THE LONGEST INTERNET SHUTDOWN IN INDIA lasted for about 213 days starting from 4th August 2019 to 4th March 2020 in Kashmir, Jammu and Kashmir. Internet shutdown was imposed on 4th August 2019, when Article 370 of the Constitution was abrogated by the Parliament of India. There was a Presidential order 272 dated 5th August 2019 which stated this. The State of Jammu and Kashmir was bifurcated into the Union Territories of Jammu & Kashmir and Ladakh. There was a preventive shutdown imposed in the state which is yet to be lifted entirely. The shutdown in Kargil was lifted on 27th December 2019 but continues in other parts of the state. The beginning of the communication blockade saw landlines as well as Mobile services restricted, the ban on landlines was lifted but the suspension of mobile internet continues in the valley. On 25th January 2020, 2G services were restored in the valley for verified users. Only whitelisted websites could be accessed and social media remains prohibited. The services were snapped again the same day on account of security concerns for Republic Day, 2G services for whitelisted websites were later restored on 26th January 2020 at 4PM. On 4th March 2020, a new order was passed by the administration of J&K, whitelist was removed but the internet could only be accessed using 2G on verified SIM’s.

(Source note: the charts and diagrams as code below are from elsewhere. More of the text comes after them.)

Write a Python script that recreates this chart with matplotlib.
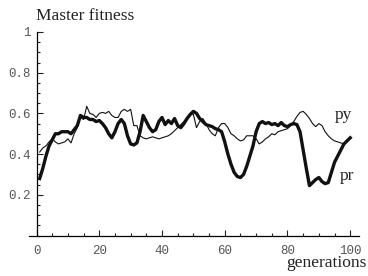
import numpy as np
import matplotlib.pyplot as plt
from matplotlib.ticker import MultipleLocator

# generations 1..100
gens = np.arange(1, 101)

# master fitness, thick curve
pr = [0.28, 0.33, 0.39, 0.44, 0.47, 0.50, 0.50, 0.51, 0.51, 0.51,
      0.50, 0.52, 0.54, 0.59, 0.58, 0.58, 0.57, 0.57, 0.56, 0.565,
      0.55, 0.53, 0.50, 0.48, 0.51, 0.55, 0.57, 0.55, 0.49, 0.45,
      0.445, 0.455, 0.51, 0.59, 0.56, 0.53, 0.51, 0.52, 0.56, 0.58,
      0.545, 0.565, 0.55, 0.575, 0.54, 0.53, 0.55, 0.575, 0.595, 0.61,
      0.60, 0.575, 0.56, 0.545, 0.54, 0.535, 0.525, 0.52, 0.51, 0.46,
      0.40, 0.35, 0.31, 0.29, 0.285, 0.30, 0.34, 0.39, 0.44, 0.51,
      0.55, 0.56, 0.55, 0.555, 0.545, 0.55, 0.54, 0.555, 0.54, 0.535,
      0.545, 0.55, 0.545, 0.51, 0.42, 0.33, 0.245, 0.26, 0.275, 0.285,
      0.265, 0.255, 0.26, 0.31, 0.36, 0.39, 0.42, 0.45, 0.465, 0.48]

# master fitness, thin curve
py = [0.41, 0.43, 0.44, 0.46, 0.475, 0.46, 0.45, 0.455, 0.46, 0.475,
      0.455, 0.50, 0.53, 0.58, 0.57, 0.635, 0.60, 0.595, 0.58, 0.60,
      0.605, 0.60, 0.61, 0.59, 0.58, 0.58, 0.61, 0.62, 0.61, 0.62,
      0.54, 0.54, 0.49, 0.48, 0.475, 0.48, 0.485, 0.48, 0.475, 0.48,
      0.485, 0.49, 0.50, 0.515, 0.53, 0.545, 0.56, 0.58, 0.60, 0.595,
      0.53, 0.56, 0.575, 0.55, 0.52, 0.50, 0.49, 0.53, 0.55, 0.55,
      0.53, 0.50, 0.49, 0.475, 0.465, 0.47, 0.49, 0.49, 0.49, 0.475,
      0.45, 0.46, 0.475, 0.485, 0.50, 0.495, 0.51, 0.515, 0.52, 0.525,
      0.54, 0.56, 0.585, 0.605, 0.61, 0.595, 0.575, 0.55, 0.535, 0.55,
      0.54, 0.51, 0.49, 0.475, 0.465, 0.46, 0.455, 0.45, 0.465, 0.48]

xticks = [0, 20, 40, 60, 80, 100]
yticks = [0.2, 0.4, 0.6, 0.8, 1.0]
ytick_labels = ['0.2', '0.4', '0.6', '0.8', '1']

W, H = 368, 276
fig = plt.figure(figsize=(W / 100, H / 100), dpi=100)
ax = fig.add_axes([29 / W, 1 - 235.5 / H, 330 / W, 203.5 / H])

ax.plot(gens, py, color='#111111', lw=0.8)
ax.plot(gens, pr, color='#111111', lw=2.4)

ax.set_xlim(-2.4, 102.8)
ax.set_ylim(0, 1.0)

for s in ['top', 'right']:
    ax.spines[s].set_visible(False)
ax.spines['left'].set_position(('data', 0))
ax.spines['left'].set_linewidth(0.9)
ax.spines['bottom'].set_linewidth(0.9)

ax.set_xticks(xticks)
ax.set_yticks(yticks)
ax.set_yticklabels(ytick_labels)
ax.xaxis.set_minor_locator(MultipleLocator(5))
ax.yaxis.set_minor_locator(MultipleLocator(0.05))
ax.tick_params(which='both', direction='in', color='#222222', width=0.8,
               labelsize=9, labelcolor='#555555')
ax.tick_params(which='major', length=4)
ax.tick_params(which='minor', length=2)
ax.tick_params(axis='x', pad=6.5)
ax.tick_params(axis='y', pad=4)
for lab in ax.get_xticklabels() + ax.get_yticklabels():
    lab.set_family('Liberation Mono')

serif = dict(family='Liberation Serif', color='#222222')
fig.text(36 / W, 1 - 20 / H, 'Master fitness', fontsize=12.5, va='baseline', ha='left', **serif)
fig.text(367 / W, 1 - 267 / H, 'generations', fontsize=12.5, va='baseline', ha='right', **serif)
fig.text(335 / W, 1 - 119 / H, 'py', fontsize=12.5, va='baseline', ha='left', **serif)
fig.text(340 / W, 1 - 180 / H, 'pr', fontsize=12.5, va='baseline', ha='left', **serif)

fig.savefig('out.png', dpi=100)
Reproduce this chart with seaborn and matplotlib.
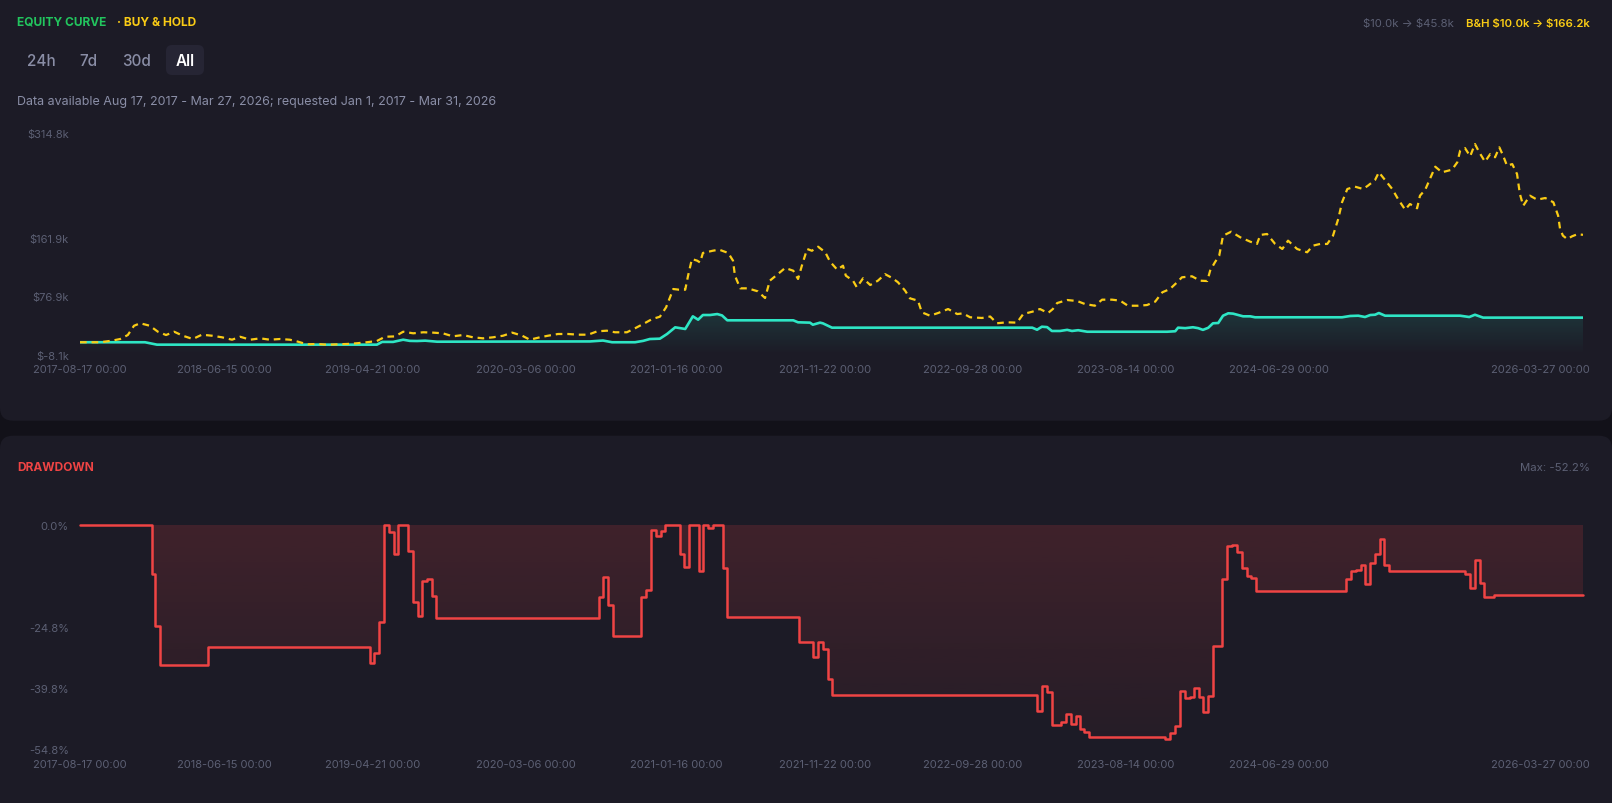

PRESENT SCENARIO OF SHUTDOWN:-COVID-19 PANDEMIC
Intentionally shutting down or restricting access to the internet violates multiple rights and can be deadly during a health crisis such as the COVID-19 pandemic, Human Rights Watch said today. Governments that are currently imposing an internet shutdown, such as Bangladesh, Ethiopia, India, and Myanmar, should lift them immediately to save lives. During a health crisis, access to timely and accurate information is crucial.
People use the internet for updates on health measures, movement restrictions, and relevant news to protect themselves and others. “Internet shutdowns block people from getting essential information and services,” said Deborah Brown, senior digital rights researcher and advocate. “During this global health crisis, shutdowns directly harm people’s health and lives, and undermine efforts to bring the pandemic under control.”
For people around the world staying at home, either willingly or because of government restrictions, the internet is critical to communicate with doctors, family, and friends. For many children and others seeking an education, it is needed to continue learning as schools shutter around the world.